Eso era como por el lado de Baquedano. Pero Moraleda por este otro lado de Condell presentaba un soberbio conjunto que impresionaba al más flemático de los visitantes. Por ejemplo ya se había instalado en la esquina la recordada Ferretería de Neto Holmberg donde infinidad de veces fuimos mandados a comprar y teníamos que apurar el paso, un negocio que duró medio siglo y que fue visitado sistemáticamente por gentes y vecinos de la ciudad tanto como por los de Puerto Aysén y de otras localidades rurales, pues era quien ofrecía mejores precios y facilidades de pago. Al frente, actual Faci Hogar, su hermano Tello destellaba con luces propias con su Tienda de Ramos Generales, la cual también frecuentábamos cuantas veces quisiéramos, allá cuando el demonio de nuestros diez años nos hacía comenzar a descubrir las soledades de las calles de ripio.

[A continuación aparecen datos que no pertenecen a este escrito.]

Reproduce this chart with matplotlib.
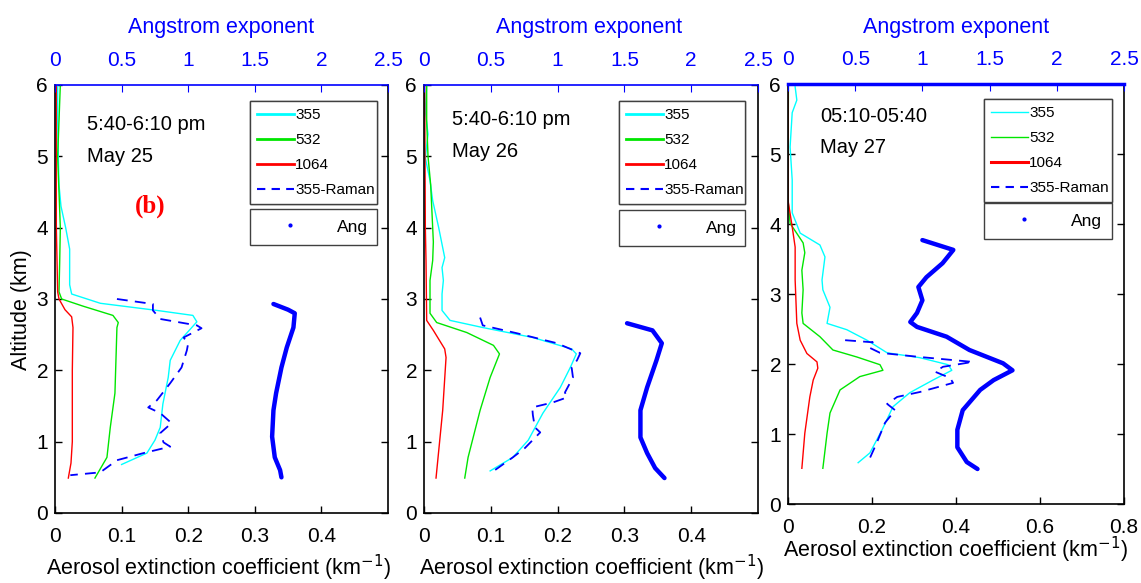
import matplotlib
matplotlib.use("Agg")
import matplotlib.pyplot as plt
from matplotlib.lines import Line2D

plt.rcParams['font.family'] = ['Liberation Sans', 'DejaVu Sans']

W, H = 1141, 583

# ---------------- data (altitude km, value) ----------------
# Panel 1: May 25
p1_355_alt = [6.0, 5.5, 5.0, 4.6, 4.3, 4.0, 3.7, 3.4, 3.2, 3.07, 2.94, 2.84, 2.77, 2.68, 2.42, 2.14, 1.9, 1.53, 1.2, 1.02, 0.84, 0.68]
p1_355_ext = [0.004, 0.004, 0.005, 0.006, 0.009, 0.016, 0.022, 0.022, 0.022, 0.025, 0.068, 0.153, 0.207, 0.213, 0.188, 0.173, 0.17, 0.162, 0.158, 0.15, 0.138, 0.10]
p1_532_alt = [6.0, 5.5, 5.0, 4.5, 4.0, 3.5, 3.1, 3.0, 2.9, 2.77, 2.67, 2.6, 1.68, 1.2, 0.78, 0.49]
p1_532_ext = [0.008, 0.006, 0.004, 0.006, 0.008, 0.007, 0.006, 0.01, 0.042, 0.087, 0.095, 0.093, 0.09, 0.083, 0.078, 0.06]
p1_1064_alt = [6.0, 4.0, 3.1, 3.0, 2.85, 2.75, 2.6, 2.0, 1.0, 0.7, 0.49]
p1_1064_ext = [0.002, 0.002, 0.004, 0.006, 0.015, 0.025, 0.027, 0.026, 0.026, 0.024, 0.02]
p1_ram_alt = [3.0, 2.93, 2.84, 2.72, 2.63, 2.59, 2.46, 2.38, 2.28, 2.04, 1.82, 1.58, 1.48, 1.4, 1.26, 1.12, 0.99, 0.93, 0.84, 0.74, 0.57, 0.53]
p1_ram_ext = [0.093, 0.147, 0.147, 0.158, 0.213, 0.22, 0.193, 0.2, 0.198, 0.19, 0.173, 0.153, 0.14, 0.158, 0.175, 0.158, 0.163, 0.173, 0.133, 0.093, 0.068, 0.023]
p1_ang_alt = [2.93, 2.85, 2.8, 2.6, 2.32, 2.04, 1.68, 1.44, 1.07, 0.78, 0.6, 0.5]
p1_ang = [1.64, 1.75, 1.80, 1.79, 1.74, 1.70, 1.66, 1.64, 1.63, 1.65, 1.69, 1.70]

# Panel 2: May 26
p2_355_alt = [6.0, 5.64, 5.31, 4.98, 4.66, 4.38, 4.0, 3.58, 3.44, 3.26, 3.07, 2.84, 2.7, 2.6, 2.46, 2.3, 2.23, 2.04, 1.76, 1.4, 1.02, 0.78, 0.59]
p2_355_ext = [0.004, 0.002, 0.006, 0.002, 0.009, 0.013, 0.022, 0.031, 0.027, 0.029, 0.027, 0.027, 0.039, 0.088, 0.163, 0.221, 0.228, 0.219, 0.204, 0.178, 0.156, 0.133, 0.099]
p2_532_alt = [6.0, 5.5, 5.0, 4.6, 4.2, 3.8, 3.54, 3.26, 2.8, 2.67, 2.53, 2.35, 2.23, 1.9, 1.44, 0.78, 0.49]
p2_532_ext = [0.004, 0.004, 0.006, 0.01, 0.012, 0.014, 0.013, 0.009, 0.009, 0.019, 0.064, 0.104, 0.113, 0.099, 0.084, 0.066, 0.061]
p2_1064_alt = [6.0, 4.0, 3.54, 2.7, 2.56, 2.3, 2.18, 1.44, 0.49]
p2_1064_ext = [0.001, 0.002, 0.003, 0.004, 0.014, 0.031, 0.033, 0.028, 0.018]
p2_ram_alt = [2.74, 2.63, 2.52, 2.38, 2.24, 2.14, 2.04, 1.9, 1.69, 1.62, 1.55, 1.48, 1.37, 1.2, 1.13, 0.91, 0.78, 0.6, 0.57]
p2_ram_ext = [0.084, 0.088, 0.139, 0.199, 0.234, 0.229, 0.221, 0.223, 0.211, 0.214, 0.193, 0.162, 0.163, 0.166, 0.174, 0.151, 0.133, 0.106, 0.105]
p2_ang_alt = [2.66, 2.56, 2.38, 2.14, 1.76, 1.44, 1.06, 0.84, 0.63, 0.49]
p2_ang = [1.52, 1.71, 1.78, 1.74, 1.67, 1.62, 1.62, 1.67, 1.73, 1.80]

# Panel 3: May 27
p3_355_alt = [5.96, 5.77, 5.59, 5.1, 4.63, 4.16, 3.87, 3.7, 3.53, 3.2, 3.06, 2.81, 2.58, 2.49, 2.34, 2.16, 2.09, 1.99, 1.91, 1.77, 1.59, 1.39, 1.06, 0.73, 0.59]
p3_355_ext = [0.017, 0.021, 0.01, 0.005, 0.01, 0.01, 0.029, 0.076, 0.088, 0.081, 0.083, 0.1, 0.093, 0.14, 0.188, 0.236, 0.314, 0.381, 0.39, 0.345, 0.29, 0.25, 0.224, 0.195, 0.167]
p3_532_alt = [6.0, 4.34, 4.01, 3.73, 3.59, 3.34, 3.06, 2.73, 2.58, 2.39, 2.2, 2.1, 1.99, 1.91, 1.82, 1.63, 1.3, 1.01, 0.51]
p3_532_ext = [0.001, 0.0, 0.005, 0.036, 0.04, 0.033, 0.036, 0.033, 0.036, 0.076, 0.107, 0.164, 0.219, 0.226, 0.171, 0.124, 0.1, 0.093, 0.083]
p3_1064_alt = [6.0, 4.34, 3.96, 3.67, 3.2, 2.58, 2.34, 2.15, 2.03, 1.94, 1.77, 1.53, 1.01, 0.51]
p3_1064_ext = [0.0, 0.0, 0.01, 0.017, 0.017, 0.021, 0.029, 0.045, 0.069, 0.071, 0.06, 0.052, 0.04, 0.033]
p3_ram_alt = [2.34, 2.31, 2.3, 2.23, 2.16, 2.1, 2.03, 1.96, 1.89, 1.8, 1.73, 1.6, 1.53, 1.43, 1.34, 1.16, 0.87, 0.59]
p3_ram_ext = [0.136, 0.202, 0.195, 0.195, 0.219, 0.314, 0.44, 0.369, 0.35, 0.386, 0.393, 0.314, 0.26, 0.236, 0.255, 0.231, 0.211, 0.19]
p3_ang_alt = [3.77, 3.63, 3.44, 3.24, 3.1, 2.91, 2.73, 2.6, 2.53, 2.39, 2.2, 2.01, 1.91, 1.77, 1.63, 1.34, 1.06, 0.81, 0.6, 0.5]
p3_ang = [1.0, 1.23, 1.15, 1.03, 0.97, 1.0, 0.96, 0.91, 0.96, 1.18, 1.35, 1.6, 1.67, 1.53, 1.43, 1.30, 1.26, 1.26, 1.33, 1.41]

time_labels = ["5:40-6:10 pm", "5:40-6:10 pm", "05:10-05:40"]
date_labels = ["May 25", "May 26", "May 27"]
legend_labels = ["355", "532", "1064", "355-Raman"]
ang_label = "Ang"
ext_ticks = [[0, 0.1, 0.2, 0.3, 0.4], [0, 0.1, 0.2, 0.3, 0.4], [0, 0.2, 0.4, 0.6, 0.8]]
ext_ticklabels = [["0", "0.1", "0.2", "0.3", "0.4"], ["0", "0.1", "0.2", "0.3", "0.4"], ["0", "0.2", "0.4", "0.6", "0.8"]]
ext_max = [0.5, 0.5, 0.8]
ang_ticks = [0, 0.5, 1, 1.5, 2, 2.5]
ang_ticklabels = ["0", "0.5", "1", "1.5", "2", "2.5"]
alt_ticks = [0, 1, 2, 3, 4, 5, 6]

panels = [
    dict(c355=(p1_355_ext, p1_355_alt), c532=(p1_532_ext, p1_532_alt), c1064=(p1_1064_ext, p1_1064_alt),
         ram=(p1_ram_ext, p1_ram_alt), ang=(p1_ang, p1_ang_alt)),
    dict(c355=(p2_355_ext, p2_355_alt), c532=(p2_532_ext, p2_532_alt), c1064=(p2_1064_ext, p2_1064_alt),
         ram=(p2_ram_ext, p2_ram_alt), ang=(p2_ang, p2_ang_alt)),
    dict(c355=(p3_355_ext, p3_355_alt), c532=(p3_532_ext, p3_532_alt), c1064=(p3_1064_ext, p3_1064_alt),
         ram=(p3_ram_ext, p3_ram_alt), ang=(p3_ang, p3_ang_alt)),
]

# ---------------- layout (pixels) ----------------
boxes = [(55, 388, 85, 513), (424, 758, 85, 513), (788, 1124, 84, 504)]
text_pos = [(87, 130, 162), (452, 125, 157), (820, 122, 153)]
leg_pos = [((250, 101, 127), (250, 209, 127)),
           ((619, 101, 126), (619, 210, 126)),
           ((984, 99, 128), (984, 203, 128))]
xlabel_pos = [(219, 568), (592, 568), (956, 550)]
toplabel_pos = [(221, 27), (589, 27), (956, 27)]

CYAN = (0, 1, 1)
GREEN = (0, 0.9, 0)
RED = (1, 0, 0)
BLUE = (0, 0, 1)

fig = plt.figure(figsize=(W / 100, H / 100), dpi=100)

def fx(px):
    return px / W

def fy(py):
    return 1 - py / H

for i, (p, (l, r, t, b)) in enumerate(zip(panels, boxes)):
    ax = fig.add_axes([fx(l), fy(b), (r - l) / W, (b - t) / H])
    ax.plot(*p['c355'], color=CYAN, lw=1.0)
    ax.plot(*p['c532'], color=GREEN, lw=1.0)
    ax.plot(*p['c1064'], color=RED, lw=1.0)
    ax.plot(*p['ram'], color=BLUE, lw=1.3, ls=(0, (6, 4)))
    ax.set_xlim(0, ext_max[i])
    ax.set_ylim(0, 6)
    ax.set_xticks(ext_ticks[i])
    ax.set_xticklabels(ext_ticklabels[i])
    ax.set_yticks(alt_ticks)
    ax.tick_params(axis='both', direction='in', length=5, labelsize=15, width=1)
    ax.tick_params(axis='x', pad=10)
    ax.tick_params(axis='y', pad=5, right=True)
    ax.spines['top'].set_visible(False)
    for s in ['left', 'right', 'bottom']:
        ax.spines[s].set_linewidth(1.2)

    ax2 = ax.twiny()
    ax2.plot(*p['ang'], color=BLUE, lw=3.2, solid_capstyle='round')
    ax2.set_xlim(0, 2.5)
    ax2.set_ylim(0, 6)
    ax2.set_xticks(ang_ticks)
    ax2.set_xticklabels(ang_ticklabels)
    ax2.tick_params(axis='x', direction='in', length=5, colors=BLUE, labelsize=15, pad=11)
    for s in ['left', 'right', 'bottom']:
        ax2.spines[s].set_visible(False)
    ax2.spines['top'].set_color(BLUE)
    ax2.spines['top'].set_linewidth(2.5 if i == 2 else 1.2)

    fig.text(fx(toplabel_pos[i][0]), fy(toplabel_pos[i][1]), "Angstrom exponent", color=BLUE,
             fontsize=15.5, ha='center', va='center')
    fig.text(fx(xlabel_pos[i][0]), fy(xlabel_pos[i][1]), "Aerosol extinction coefficient (km$^{-1}$)",
             fontsize=15.5, ha='center', va='center')

    tx, ty1, ty2 = text_pos[i]
    fig.text(fx(tx), fy(ty1), time_labels[i], fontsize=14.5, ha='left', va='baseline')
    fig.text(fx(tx), fy(ty2), date_labels[i], fontsize=14.5, ha='left', va='baseline')

    # legends
    lw_leg = [2.0, 2.0, 2.0] if i < 2 else [1.0, 1.0, 2.2]
    handles = [Line2D([], [], color=CYAN, lw=lw_leg[0]),
               Line2D([], [], color=GREEN, lw=lw_leg[1]),
               Line2D([], [], color=RED, lw=lw_leg[2]),
               Line2D([], [], color=BLUE, lw=1.5, ls=(0, (4, 3)))]
    (lx, ly, lw), (ax_, ay_, aw_) = leg_pos[i]
    leg1 = ax.legend(handles, legend_labels, loc='upper left',
                     bbox_to_anchor=(fx(lx), fy(ly), lw / W, 0), bbox_transform=fig.transFigure,
                     mode='expand', fontsize=11, frameon=True, fancybox=False, edgecolor='0.25',
                     framealpha=1, borderpad=0.45, labelspacing=0.72, handlelength=2.4,
                     handletextpad=0.1, borderaxespad=0)
    leg1.get_frame().set_linewidth(1.0)
    ax.add_artist(leg1)
    h_ang = Line2D([], [], color=BLUE, marker='o', ms=2, lw=0)
    leg2 = ax2.legend([h_ang], [ang_label], loc='upper left',
                      bbox_to_anchor=(fx(ax_), fy(ay_), aw_ / W, 0), bbox_transform=fig.transFigure,
                      mode='expand', fontsize=12.5, frameon=True, fancybox=False, edgecolor='0.25',
                      framealpha=1, borderpad=0.6, handlelength=3.4, handletextpad=1.0,
                      borderaxespad=0)
    leg2.get_frame().set_linewidth(1.0)

fig.text(fx(22), fy(310), "Altitude (km)", fontsize=15.5, rotation=90, ha='center', va='center')
fig.text(fx(150), fy(213), "(b)", fontsize=18, color=RED, fontweight='bold',
         family=['Liberation Serif', 'DejaVu Serif'], ha='center', va='baseline')

fig.savefig("out.png", dpi=100)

Justo al lado se activaba día a día la Tienda de Pancho Martínez, pegadita al hotel de Saturnino Galilea, diríase una continuación de lo que había sido el levantamiento del primitivo Hotel Cadagán, cuando comenzaban a pasar los carros de lana hacia el puerto en 1924.
No nos podríamos quedar sin mencionar el placer profundo de las tardes de domingo casi nunca solos, cuando partíamos corriendo y llegábamos jadeando hasta las angostas puertas principales del Teatro Rex de Pepe Calvo Calzado y luego el cine Coyhaique de Pancho Martínez. Junto al cine teatro doña Catalina Abarca daba posada y alojamiento a vecinos y gente desconocida recién llegada de los vapores y comenzando a buscar trabajo en los campos o moviéndose hacia el oriente en busca de estancias. Al fondo, un inmenso patio daba lugar a los espacios donde se practicaba el mujeril oficio de lavar ropa a toda la gente que quisiera. Siempre se veían ondeando por el enfático ventarrón cientos de prendas de todos colores de los clientes que estaban de paso.
Al llegar a la esquina, la casa vieja que luego sería de los Neira fue primero de don Temer Pualuán y justamente don Manuel Neira Navarro era quien administraba el negocio del árabe. No conocemos muchos detalles de aquel rubro y de ese movimiento, pues en la calle Lillo sólo se respiraba un ambiente residencial, considerándose acaso la famosa Casa Neira como un boliche más bien alejado del centro comercial a pesar de estar ahí.
Volviendo en dirección al regimiento, la calle Moraleda se abría a la constitución de otros locales muy reconocidos, como la Sastrería Sanhueza que atendía la recordada modista señora de Alegría. También movían sus negocios Nicolás Urcelay y Juan Antonio Mera con la talabartería; Oscar Aleuy Contreras llevaba a la muchachada a su Savoy en busca de los mates y arreglar el mundo mientras atendía clientela. En el conjunto aparecía un local de María Donoso, la frutería de las hermanas González, la Botica Vidal y el hotel Arévalo. Justo en la esquina del frente, Cándido Franch con su aromática bodega de Vinos y Licores La Catalana y su hierática seriedad hispana. Más allá, en plena esquina, también había febril movimiento de recepción de pensionistas y pasajeros en el Hotel Argentino que atendían la viuda de Pesce y la señora Pafetti.
La calle Moraleda sin duda fue la semilla del nacimiento de los más reconocidos locales comerciales de Baquedano. Cuando se habla de ellos, los antiguos baquedaninos y también los coyhaiquinos se dejan tocar intensamente por las profundas reminiscencias.